Data entries
▬▬▬▬▬▬▬▬▬▬
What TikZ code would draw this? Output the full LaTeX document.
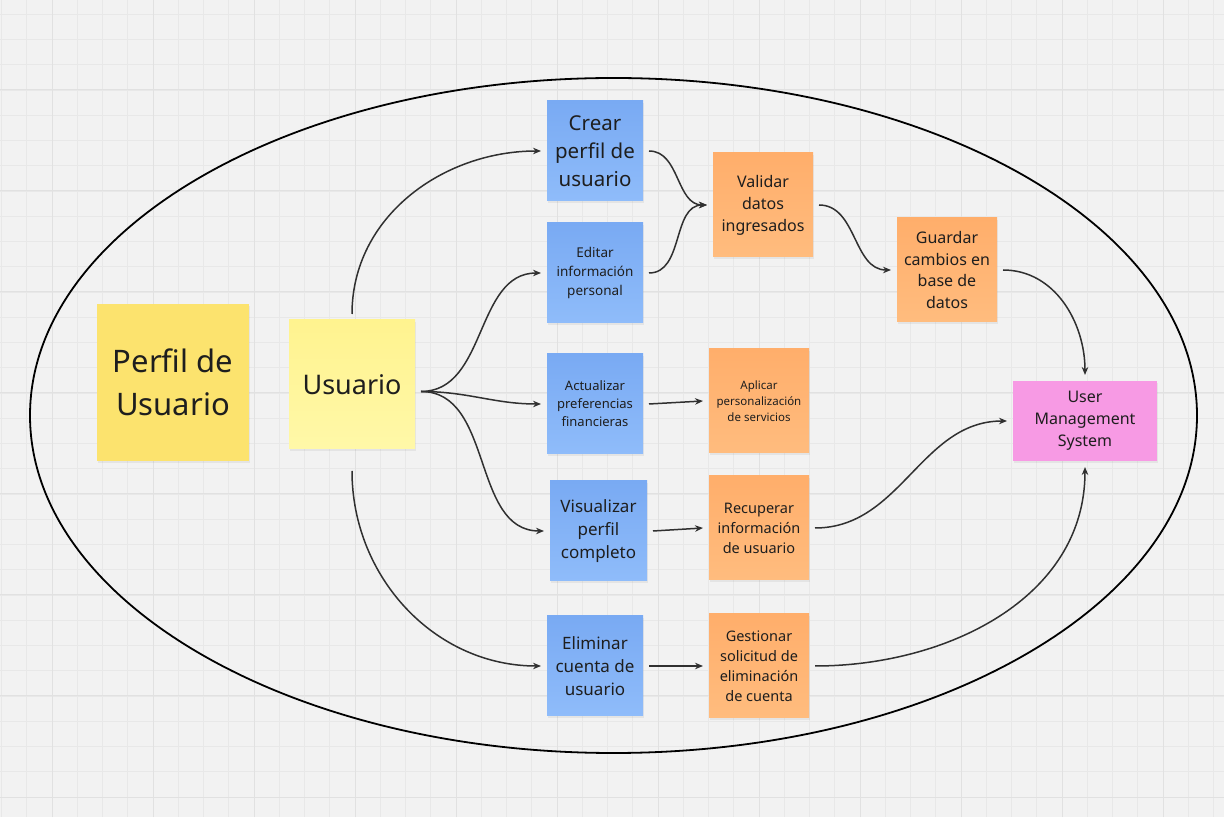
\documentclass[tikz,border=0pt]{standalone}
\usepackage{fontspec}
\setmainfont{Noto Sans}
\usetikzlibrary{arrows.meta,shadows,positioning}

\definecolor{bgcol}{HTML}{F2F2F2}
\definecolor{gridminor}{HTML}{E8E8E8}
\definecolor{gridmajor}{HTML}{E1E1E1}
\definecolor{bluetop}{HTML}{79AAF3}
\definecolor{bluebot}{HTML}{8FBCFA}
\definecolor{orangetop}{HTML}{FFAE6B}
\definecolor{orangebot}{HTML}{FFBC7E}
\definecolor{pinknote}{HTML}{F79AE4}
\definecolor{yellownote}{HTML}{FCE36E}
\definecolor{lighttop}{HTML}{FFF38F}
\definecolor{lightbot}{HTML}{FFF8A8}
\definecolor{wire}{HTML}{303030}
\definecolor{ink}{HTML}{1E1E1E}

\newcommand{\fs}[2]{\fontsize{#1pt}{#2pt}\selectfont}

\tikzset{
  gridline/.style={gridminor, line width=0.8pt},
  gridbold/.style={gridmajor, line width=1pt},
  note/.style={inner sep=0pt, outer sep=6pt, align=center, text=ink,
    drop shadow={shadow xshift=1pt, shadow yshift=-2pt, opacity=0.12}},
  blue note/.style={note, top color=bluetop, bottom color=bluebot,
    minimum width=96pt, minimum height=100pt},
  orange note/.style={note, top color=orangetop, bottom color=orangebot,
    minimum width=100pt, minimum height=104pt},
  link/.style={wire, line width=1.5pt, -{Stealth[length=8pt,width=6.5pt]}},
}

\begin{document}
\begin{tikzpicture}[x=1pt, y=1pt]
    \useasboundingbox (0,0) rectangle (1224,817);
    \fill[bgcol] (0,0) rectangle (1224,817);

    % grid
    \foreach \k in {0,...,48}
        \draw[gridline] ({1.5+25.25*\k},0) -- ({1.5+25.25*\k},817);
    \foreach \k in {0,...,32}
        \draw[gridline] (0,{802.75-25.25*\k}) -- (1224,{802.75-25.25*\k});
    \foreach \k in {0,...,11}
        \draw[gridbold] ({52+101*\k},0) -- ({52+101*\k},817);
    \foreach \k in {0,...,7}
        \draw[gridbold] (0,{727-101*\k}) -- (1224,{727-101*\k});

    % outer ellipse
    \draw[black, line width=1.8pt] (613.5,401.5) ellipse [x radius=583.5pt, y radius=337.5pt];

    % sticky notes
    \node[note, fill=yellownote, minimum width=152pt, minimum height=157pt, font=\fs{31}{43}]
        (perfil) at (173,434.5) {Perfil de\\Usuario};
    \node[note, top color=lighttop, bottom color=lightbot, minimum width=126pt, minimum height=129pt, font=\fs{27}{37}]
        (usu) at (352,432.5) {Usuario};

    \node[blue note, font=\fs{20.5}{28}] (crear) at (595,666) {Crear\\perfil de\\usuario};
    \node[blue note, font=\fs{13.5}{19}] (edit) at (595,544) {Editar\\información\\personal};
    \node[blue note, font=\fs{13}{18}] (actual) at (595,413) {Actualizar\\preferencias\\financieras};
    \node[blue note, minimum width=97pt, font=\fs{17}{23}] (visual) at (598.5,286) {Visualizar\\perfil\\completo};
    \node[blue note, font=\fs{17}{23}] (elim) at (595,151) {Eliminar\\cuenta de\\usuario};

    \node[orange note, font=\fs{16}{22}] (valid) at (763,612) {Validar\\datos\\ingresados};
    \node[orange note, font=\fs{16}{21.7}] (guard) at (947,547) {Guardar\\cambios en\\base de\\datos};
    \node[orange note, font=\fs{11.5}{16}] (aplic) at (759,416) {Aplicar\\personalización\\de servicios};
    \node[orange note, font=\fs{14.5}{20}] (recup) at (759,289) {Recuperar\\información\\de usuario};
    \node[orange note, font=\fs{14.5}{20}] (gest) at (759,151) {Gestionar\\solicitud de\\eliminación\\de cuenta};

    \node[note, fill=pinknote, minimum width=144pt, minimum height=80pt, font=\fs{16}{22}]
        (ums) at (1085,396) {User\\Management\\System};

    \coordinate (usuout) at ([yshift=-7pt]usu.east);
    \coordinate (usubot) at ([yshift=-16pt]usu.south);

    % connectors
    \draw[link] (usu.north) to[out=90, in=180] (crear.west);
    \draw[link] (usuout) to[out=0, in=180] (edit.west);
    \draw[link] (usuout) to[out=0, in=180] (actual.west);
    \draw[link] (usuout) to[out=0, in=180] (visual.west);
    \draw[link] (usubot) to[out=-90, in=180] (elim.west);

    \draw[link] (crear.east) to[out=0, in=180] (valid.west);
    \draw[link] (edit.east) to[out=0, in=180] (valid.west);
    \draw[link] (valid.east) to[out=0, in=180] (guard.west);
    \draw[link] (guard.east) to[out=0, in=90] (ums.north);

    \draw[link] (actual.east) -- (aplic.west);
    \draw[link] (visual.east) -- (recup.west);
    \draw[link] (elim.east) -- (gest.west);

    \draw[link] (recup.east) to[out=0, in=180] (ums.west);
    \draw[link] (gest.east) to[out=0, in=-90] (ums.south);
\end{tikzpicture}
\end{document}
▬▬▬▬▬▬▬▬▬▬
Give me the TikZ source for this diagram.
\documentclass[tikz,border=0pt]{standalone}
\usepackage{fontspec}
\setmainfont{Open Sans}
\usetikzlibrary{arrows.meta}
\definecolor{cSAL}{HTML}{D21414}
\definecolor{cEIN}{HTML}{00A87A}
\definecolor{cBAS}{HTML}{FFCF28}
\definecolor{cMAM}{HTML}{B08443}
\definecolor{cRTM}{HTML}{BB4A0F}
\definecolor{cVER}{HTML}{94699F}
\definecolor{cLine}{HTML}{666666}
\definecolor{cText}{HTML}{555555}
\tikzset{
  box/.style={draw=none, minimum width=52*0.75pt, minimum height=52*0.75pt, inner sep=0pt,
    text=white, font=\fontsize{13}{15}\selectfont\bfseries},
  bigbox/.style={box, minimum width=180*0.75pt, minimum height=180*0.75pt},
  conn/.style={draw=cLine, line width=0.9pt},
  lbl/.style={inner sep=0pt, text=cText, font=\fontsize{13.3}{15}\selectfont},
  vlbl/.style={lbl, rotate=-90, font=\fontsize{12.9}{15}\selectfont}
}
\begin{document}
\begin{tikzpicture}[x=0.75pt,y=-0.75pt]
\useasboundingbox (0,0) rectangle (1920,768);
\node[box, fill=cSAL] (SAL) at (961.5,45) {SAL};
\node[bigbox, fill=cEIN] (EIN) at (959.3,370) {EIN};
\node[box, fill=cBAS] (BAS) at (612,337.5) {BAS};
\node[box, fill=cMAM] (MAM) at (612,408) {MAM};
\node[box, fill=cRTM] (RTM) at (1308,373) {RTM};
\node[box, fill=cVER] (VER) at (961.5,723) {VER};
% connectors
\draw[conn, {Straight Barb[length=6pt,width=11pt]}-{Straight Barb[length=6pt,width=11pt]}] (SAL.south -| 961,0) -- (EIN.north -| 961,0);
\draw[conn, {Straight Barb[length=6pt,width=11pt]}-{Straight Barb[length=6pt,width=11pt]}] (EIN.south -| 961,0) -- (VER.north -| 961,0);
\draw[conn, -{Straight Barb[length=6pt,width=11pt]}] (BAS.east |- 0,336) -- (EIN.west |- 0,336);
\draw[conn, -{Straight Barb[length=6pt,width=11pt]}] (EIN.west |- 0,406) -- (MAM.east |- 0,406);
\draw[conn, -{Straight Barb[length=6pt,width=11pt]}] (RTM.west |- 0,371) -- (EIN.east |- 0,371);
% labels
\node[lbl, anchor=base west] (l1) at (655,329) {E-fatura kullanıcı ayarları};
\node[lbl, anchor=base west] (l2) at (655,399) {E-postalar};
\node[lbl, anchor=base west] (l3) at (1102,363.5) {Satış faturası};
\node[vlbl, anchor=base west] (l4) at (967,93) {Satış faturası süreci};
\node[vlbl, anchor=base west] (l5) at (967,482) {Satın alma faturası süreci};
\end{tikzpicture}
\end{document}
▬▬▬▬▬▬▬▬▬▬
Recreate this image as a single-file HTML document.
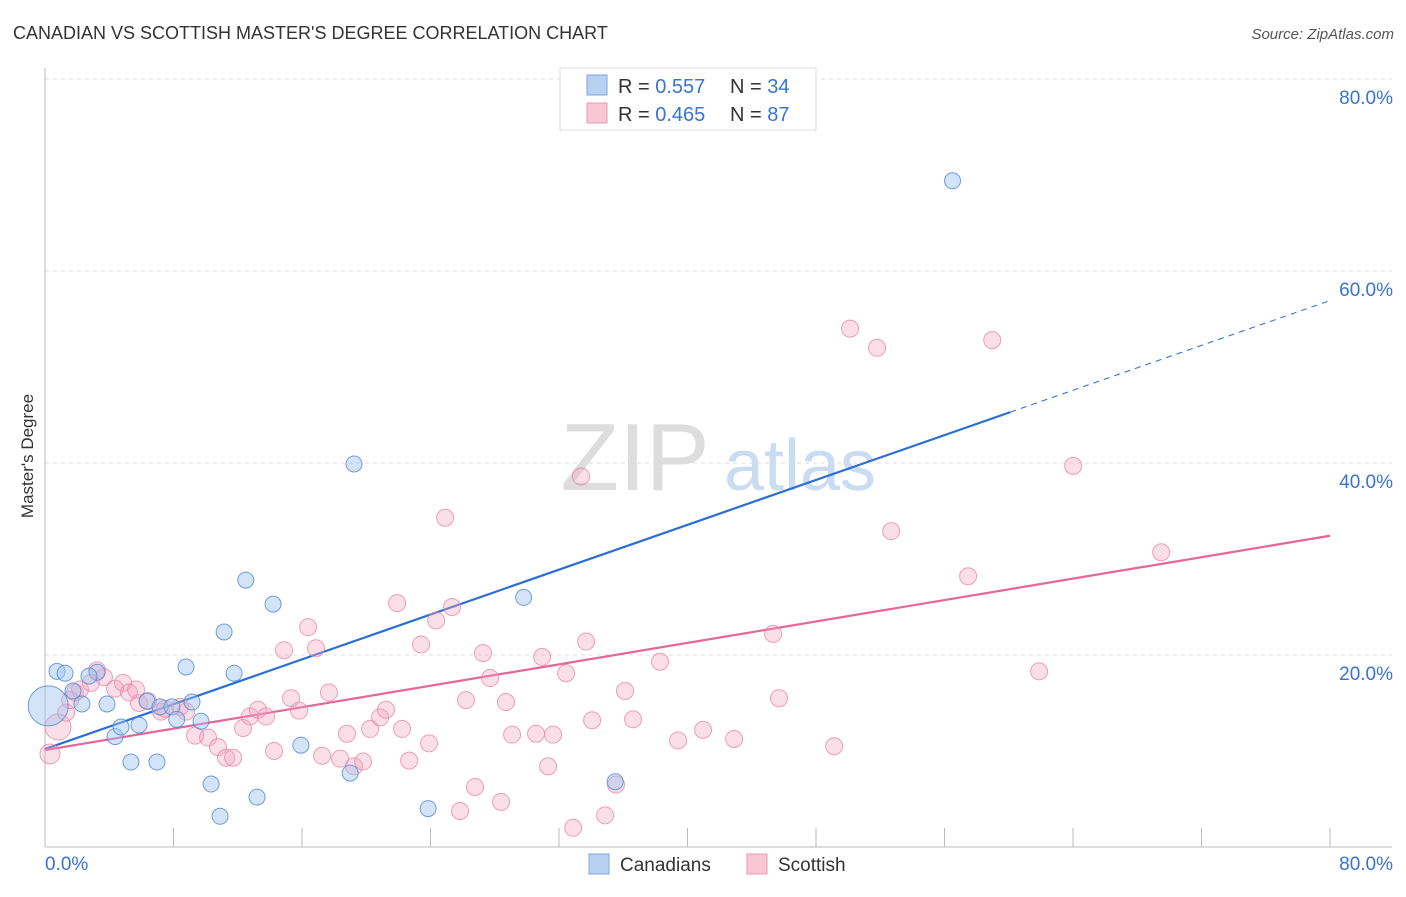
▬▬▬▬▬▬▬▬▬▬
Copy out every line in the listing where the word "this" appears.

Answer to the exercise
What TikZ code would draw this? Output the full LaTeX document.
Give me the TikZ source for this diagram.
Recreate this image as a single-file HTML document.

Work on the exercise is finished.